(Charts and diagrams as code)
--- begin ---

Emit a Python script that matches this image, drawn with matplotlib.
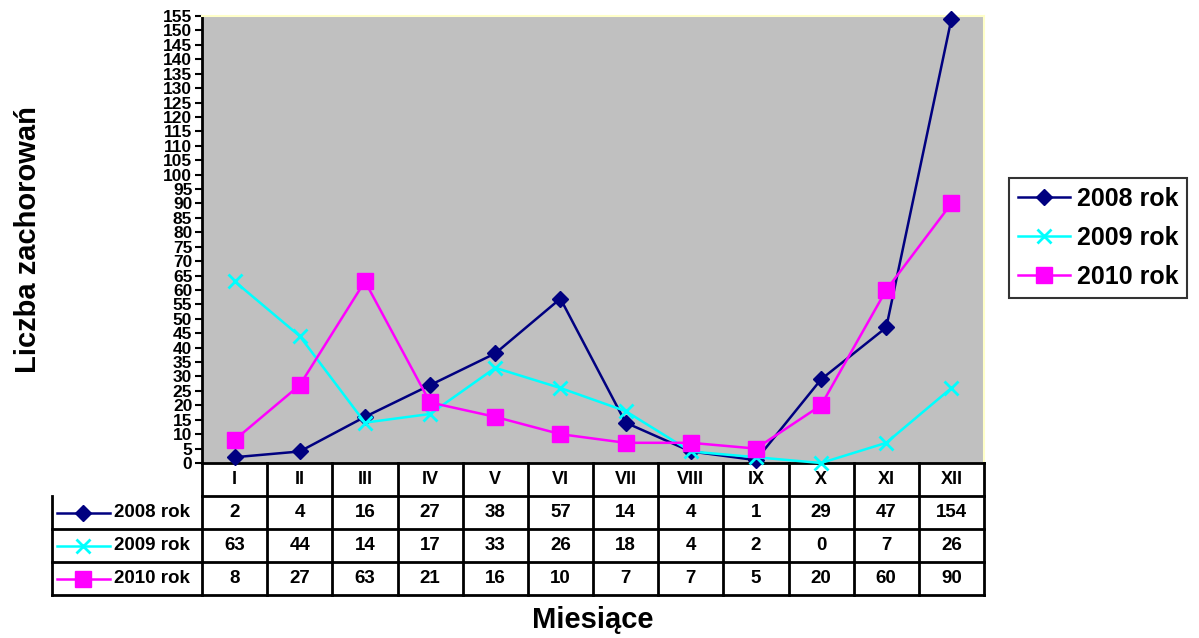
import numpy as np
import matplotlib.pyplot as plt
from matplotlib.lines import Line2D

plt.rcParams['font.family'] = ['Liberation Sans', 'DejaVu Sans']
plt.rcParams['font.weight'] = 'bold'

# Monthly case counts
months = ["I", "II", "III", "IV", "V", "VI", "VII", "VIII", "IX", "X", "XI", "XII"]
cases_2008 = [2, 4, 16, 27, 38, 57, 14, 4, 1, 29, 47, 154]
cases_2009 = [63, 44, 14, 17, 33, 26, 18, 4, 2, 0, 7, 26]
cases_2010 = [8, 27, 63, 21, 16, 10, 7, 7, 5, 20, 60, 90]
series_names = ["2008 rok", "2009 rok", "2010 rok"]

styles = [
    dict(color="#000080", marker="D", ms=8.5, mew=1),
    dict(color="#00FFFF", marker="x", ms=10.5, mew=2),
    dict(color="#FF00FF", marker="s", ms=11, mew=1),
]

W, H = 1199, 638
fig = plt.figure(figsize=(W / 100, H / 100), dpi=100)

# pixel layout of plot area and table
px_left, px_right, px_top, px_bottom = 202, 984, 16, 463
tab_left, row_h = 52, 33

ax = fig.add_axes([px_left / W, 1 - px_bottom / H,
                   (px_right - px_left) / W, (px_bottom - px_top) / H])
ax.set_facecolor("#C0C0C0")
x = np.arange(len(months))
series = [cases_2008, cases_2009, cases_2010]
handles = []
for vals, name, st in zip(series, series_names, styles):
    h, = ax.plot(x, vals, color=st["color"], lw=1.8, marker=st["marker"],
                 ms=st["ms"], mew=st["mew"], mfc=st["color"], mec=st["color"],
                 clip_on=False, zorder=3, label=name)
    handles.append(h)

ax.set_xlim(-0.5, len(months) - 0.5)
ax.set_ylim(0, 155)
ax.set_yticks(np.arange(0, 156, 5))
ax.set_xticks([])
ax.tick_params(axis="y", direction="out", length=5, width=1.5, labelsize=12.5, pad=2)
for lab in ax.get_yticklabels():
    lab.set_fontweight("bold")
ax.spines["left"].set_linewidth(2)
ax.spines["bottom"].set_linewidth(2)
for s in ("top", "right"):
    ax.spines[s].set_color("#FFFFC8")
    ax.spines[s].set_linewidth(1.5)

# data table under the plot
col_w = (px_right - px_left) / len(months)
key_cols = (px_left - tab_left) / col_w
tab = fig.add_axes([tab_left / W, 1 - (px_bottom + 4 * row_h) / H,
                    (px_right - tab_left) / W, 4 * row_h / H])
tab.set_xlim(-0.5 - key_cols, len(months) - 0.5)
tab.set_ylim(4, 0)
tab.axis("off")
lk = dict(color="black", lw=2, clip_on=False)
x0, x1 = -0.5 - key_cols, len(months) - 0.5
for r in range(1, 5):
    tab.plot([x0 if r > 1 else -0.5, x1], [r, r], **lk)
tab.plot([x0, x0], [1, 4], **lk)
for c in range(len(months) + 1):
    tab.plot([c - 0.5, c - 0.5], [0, 4], **lk)

for i, m in enumerate(months):
    tab.text(i, 0.5, m, ha="center", va="center", fontsize=13, fontweight="bold")
for r, (vals, name, st) in enumerate(zip(series, series_names, styles), start=1):
    for i, v in enumerate(vals):
        tab.text(i, r + 0.5, str(v), ha="center", va="center", fontsize=13.5,
                 fontweight="bold")
    lx0 = x0 + 5 / col_w
    lx1 = x0 + 58 / col_w
    tab.add_line(Line2D([lx0, lx1], [r + 0.5, r + 0.5], color=st["color"], lw=1.8))
    tab.plot([(lx0 + lx1) / 2], [r + 0.5], marker=st["marker"], ms=st["ms"],
             mew=st["mew"], color=st["color"], clip_on=False)
    tab.text(x0 + 62 / col_w, r + 0.5, name, ha="left", va="center",
             fontsize=13.5, fontweight="bold")

fig.legend(handles=handles, loc="center", bbox_to_anchor=(1098 / W, 1 - 238 / H),
           frameon=True, fancybox=False, edgecolor="black",
           prop={"weight": "bold", "size": 18}, handlelength=2.1,
           borderpad=0.35, labelspacing=0.6, handletextpad=0.25, borderaxespad=0)
leg = fig.legends[0]
leg.get_frame().set_linewidth(1.5)

fig.text(28 / W, 1 - 240 / H, "Liczba zachorowań", rotation=90, ha="center",
         va="center", fontsize=21, fontweight="bold")
fig.text(593 / W, 1 - 620 / H, "Miesiące", ha="center", va="center",
         fontsize=21, fontweight="bold")

fig.savefig("out.png", dpi=100)
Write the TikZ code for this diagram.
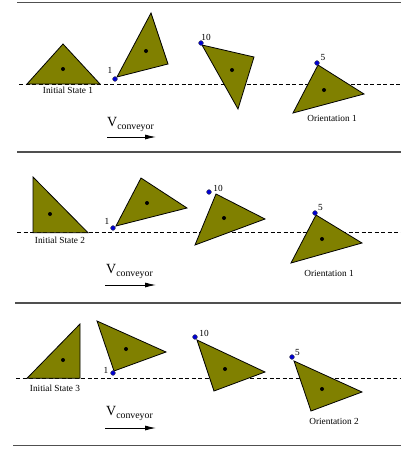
\documentclass[tikz,border=0pt]{standalone}
\usepackage{fontspec}
\setmainfont{Liberation Serif}
\usetikzlibrary{arrows.meta}
\definecolor{olivefill}{RGB}{128,128,0}
\definecolor{sepgray}{RGB}{80,80,80}
\definecolor{pinblue}{RGB}{0,0,210}
\tikzset{
  tri/.style={fill=olivefill,draw=black,line width=0.8pt,line join=miter},
  cdot/.style={fill=black,draw=none},
  pin/.style={fill=pinblue,draw=black!70,line width=0.4pt},
  sep/.style={draw=sepgray,line width=1.5pt},
  belt/.style={draw=black,dashed,dash pattern=on 4pt off 2.5pt,line width=0.8pt},
  lbl/.style={font=\fontsize{9.3}{10}\selectfont,inner sep=0pt},
  vel/.style={-{Latex[length=11pt,width=5pt]},line width=0.9pt},
}
\newcommand{\vconv}{{\fontsize{14}{14}\selectfont V}\raisebox{-3.5pt}{\fontsize{9.8}{10}\selectfont conveyor}}
\begin{document}
\begin{tikzpicture}[x=1pt,y=-1pt]
\useasboundingbox (0,0) rectangle (401,450);
% separators
\draw[sep] (17,2.5) -- (401,2.5);
\draw[sep] (17,152) -- (401,152);
\draw[sep] (15,303) -- (401,303);
\draw[sep] (13,445.5) -- (401,445.5);
% belts
\draw[belt] (19,84) -- (401,84);
\draw[belt] (17,232.7) -- (401,232.7);
\draw[belt] (16,378.3) -- (401,378.3);

% ---------- Panel 1 ----------
\draw[tri] (27,84) -- (63,44) -- (100,84) -- cycle;
\fill[cdot] (63,69) circle (2);
\node[lbl] (is1) at (68,90.5) {Initial State 1};

\draw[tri] (117,77) -- (151,13) -- (168,64) -- cycle;
\fill[cdot] (146,51) circle (2);
\draw[pin] (115,79) circle (2.4);
\node[lbl] (p11) at (110,70) {1};

\draw[tri] (202,45) -- (254,57) -- (238,109) -- cycle;
\fill[cdot] (232,70) circle (2);
\draw[pin] (201,43) circle (2.4);
\node[lbl] (p12) at (206,37.5) {10};

\draw[tri] (318,65) -- (364,94) -- (293,113) -- cycle;
\fill[cdot] (324,90) circle (2);
\draw[pin] (317,63) circle (2.4);
\node[lbl] (p13) at (323,57.5) {5};
\node[lbl] (or1) at (332,118.5) {Orientation 1};

\node[anchor=base west,inner sep=0pt] (v1) at (107,126) {\vconv};
\coordinate (a1s) at (107,137);
\coordinate (a1e) at (156,137);
\draw[vel] (a1s) -- (a1e);

% ---------- Panel 2 ----------
\draw[tri] (33,177) -- (33,232.7) -- (88,232.7) -- cycle;
\fill[cdot] (50,214) circle (2);
\node[lbl] (is2) at (60,240) {Initial State 2};

\draw[tri] (116,226) -- (141,178) -- (187,208) -- cycle;
\fill[cdot] (147,203) circle (2);
\draw[pin] (113,228) circle (2.4);
\node[lbl] (p21) at (107,221.5) {1};

\draw[tri] (216,194) -- (265,219) -- (195,245) -- cycle;
\fill[cdot] (224,218) circle (2);
\draw[pin] (209,192) circle (2.4);
\node[lbl] (p22) at (218,188) {10};

\draw[tri] (316,215) -- (362,243) -- (291,263) -- cycle;
\fill[cdot] (322,239) circle (2);
\draw[pin] (315,213) circle (2.4);
\node[lbl] (p23) at (320.5,207) {5};
\node[lbl] (or2) at (329,273) {Orientation 1};

\node[anchor=base west,inner sep=0pt] (v2) at (106,273) {\vconv};
\coordinate (a2s) at (105,285);
\coordinate (a2e) at (156,285);
\draw[vel] (a2s) -- (a2e);

% ---------- Panel 3 ----------
\draw[tri] (27,378.3) -- (80,324) -- (80,378.3) -- cycle;
\fill[cdot] (63,360) circle (2);
\node[lbl] (is3) at (55,388) {Initial State 3};

\draw[tri] (97,321) -- (166,352) -- (114,371) -- cycle;
\fill[cdot] (126,349) circle (2);
\draw[pin] (113,373) circle (2.4);
\node[lbl] (p31) at (106,370) {1};

\draw[tri] (197,340) -- (265,372) -- (214,391) -- cycle;
\fill[cdot] (225,369) circle (2);
\draw[pin] (195,337) circle (2.4);
\node[lbl] (p32) at (204,333.5) {10};

\draw[tri] (294,361) -- (362,392) -- (311,411) -- cycle;
\fill[cdot] (322,389) circle (2);
\draw[pin] (292,357) circle (2.4);
\node[lbl] (p33) at (297.5,352) {5};
\node[lbl] (or3) at (334,421) {Orientation 2};

\node[anchor=base west,inner sep=0pt] (v3) at (106,415) {\vconv};
\coordinate (a3s) at (105,428);
\coordinate (a3e) at (156,428);
\draw[vel] (a3s) -- (a3e);
\end{tikzpicture}
\end{document}
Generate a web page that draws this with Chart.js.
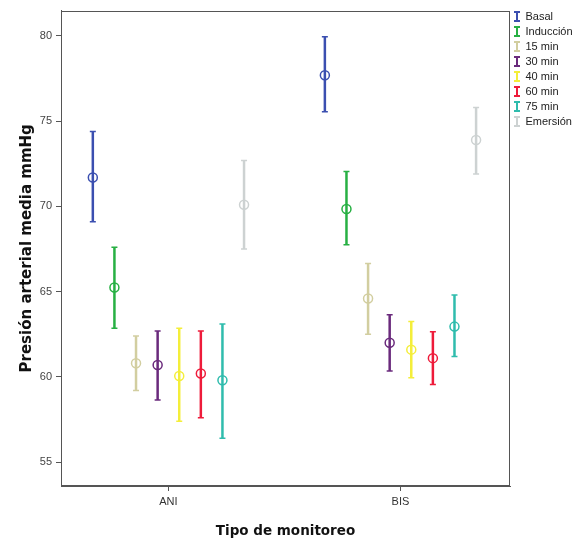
<!DOCTYPE html>
<html><head><meta charset="utf-8">
<script src="https://cdn.jsdelivr.net/npm/chart.js@4.4.0/dist/chart.umd.min.js"></script>
<style>html,body{margin:0;padding:0;background:#fff}#wrap{width:579px;height:540px}</style>
</head><body><div id="wrap"><canvas id="c" width="579" height="540"></canvas></div>
<script>
const categories = ['ANI', 'BIS'];
const seriesNames = ['Basal', 'Inducción', '15 min', '30 min', '40 min', '60 min', '75 min', 'Emersión'];
const meanANI = [71.7, 65.25, 60.8, 60.7, 60.05, 60.2, 59.8, 70.1];
const lowANI  = [69.1, 62.85, 59.2, 58.65, 57.4, 57.6, 56.4, 67.5];
const highANI = [74.4, 67.6, 62.4, 62.7, 62.85, 62.7, 63.1, 72.7];
const meanBIS = [77.7, 69.85, 64.6, 62.0, 61.6, 61.1, 62.95, 73.9];
const lowBIS  = [75.55, 67.75, 62.5, 60.35, 59.95, 59.55, 61.2, 71.9];
const highBIS = [79.95, 72.05, 66.65, 63.65, 63.25, 62.65, 64.8, 75.8];
const yTicks = [55, 60, 65, 70, 75, 80];

const colors = ['#3b4fb0', '#27b043', '#d2cea0', '#6a2a7c', '#f4ee3a', '#ee1b3a', '#2fbcad', '#cdd2d2'];
const FONT = "'Liberation Sans', Arial, sans-serif";
const TITLE_FONT = "'DejaVu Sans', Verdana, sans-serif";
const GROUP_STEP = 0.0931;

function ibeam(color) {
  const cv = document.createElement('canvas');
  cv.width = 6; cv.height = 11;
  const g = cv.getContext('2d');
  g.fillStyle = color;
  g.fillRect(0, 0, 6, 2);
  g.fillRect(2, 0, 2, 11);
  g.fillRect(0, 9, 6, 2);
  return cv;
}
const legendIcons = colors.map(ibeam);

const groups = [
  {mean: meanANI, low: lowANI, high: highANI},
  {mean: meanBIS, low: lowBIS, high: highBIS}
];

const datasets = seriesNames.map((name, i) => {
  const off = (i - 3.5) * GROUP_STEP;
  const data = [];
  const styles = [];
  const radii = [];
  groups.forEach((g, gi) => {
    const x = gi + off;
    if (gi > 0) { data.push({x: x, y: null}); styles.push('line'); radii.push(0); }
    data.push({x: x, y: g.low[i]}); styles.push('line'); radii.push(3);
    data.push({x: x, y: g.mean[i]}); styles.push('circle'); radii.push(4.5);
    data.push({x: x, y: g.high[i]}); styles.push('line'); radii.push(3);
  });
  return {
    label: name,
    data: data,
    showLine: true,
    spanGaps: false,
    borderColor: colors[i],
    backgroundColor: colors[i],
    borderWidth: 2.5,
    pointStyle: styles,
    pointRadius: radii,
    pointBorderWidth: 1.5,
    pointBorderColor: colors[i],
    pointBackgroundColor: 'rgba(0,0,0,0)',
    pointHoverRadius: radii
  };
});

const boxPlugin = {
  id: 'box',
  afterDraw(chart) {
    const a = chart.chartArea, ctx = chart.ctx;
    ctx.save();
    ctx.strokeStyle = '#555';
    ctx.lineWidth = 1;
    ctx.strokeRect(Math.round(a.left) + 0.5, Math.round(a.top) + 0.5, Math.round(a.right - a.left) - 1, Math.round(a.bottom - a.top) - 1);
    ctx.restore();
  }
};

new Chart(document.getElementById('c'), {
  type: 'scatter',
  data: {datasets: datasets},
  plugins: [boxPlugin],
  options: {
    responsive: false,
    animation: false,
    devicePixelRatio: 1,
    layout: {padding: {top: 7, right: 0, bottom: 0, left: 0}},
    plugins: {
      tooltip: {enabled: false},
      legend: {
        position: 'right',
        align: 'start',
        maxWidth: 69,
        labels: {
          usePointStyle: true,
          boxWidth: 6,
          padding: 4,
          color: '#222',
          font: {family: FONT, size: 11},
          generateLabels(chart) {
            const items = Chart.defaults.plugins.legend.labels.generateLabels(chart);
            items.forEach((it, k) => { it.pointStyle = legendIcons[k]; });
            return items;
          }
        }
      }
    },
    scales: {
      x: {
        type: 'linear',
        min: -0.463,
        max: 1.472,
        afterBuildTicks(s) { s.ticks = categories.map((c, k) => ({value: k})); },
        afterFit(s) { s.height = 54; },
        ticks: {
          callback: (v) => categories[v],
          color: '#333',
          font: {family: FONT, size: 11},
          padding: 4,
          maxRotation: 0
        },
        grid: {drawOnChartArea: false, tickLength: 5, color: '#555'},
        border: {color: '#555'},
        title: {display: true, text: 'Tipo de monitoreo', color: '#111', font: {family: TITLE_FONT, size: 13.5, weight: 'bold'}, padding: {top: 7.6, bottom: 0}}
      },
      y: {
        type: 'linear',
        min: 53.6,
        max: 81.49,
        afterBuildTicks(s) { s.ticks = yTicks.map(v => ({value: v})); },
        afterFit(s) { s.width = 61; },
        ticks: {color: '#444', font: {family: FONT, size: 11}, padding: 4},
        grid: {drawOnChartArea: false, tickLength: 5, color: '#555'},
        border: {color: '#555'},
        title: {display: true, text: 'Presión arterial media mmHg', color: '#111', font: {family: TITLE_FONT, size: 15, weight: 'bold'}, padding: {top: 18, bottom: 0}}
      }
    }
  }
});
</script></body></html>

--- end ---

Of the lines above, how many contain the word "with"? Provide the number and nothing else.

2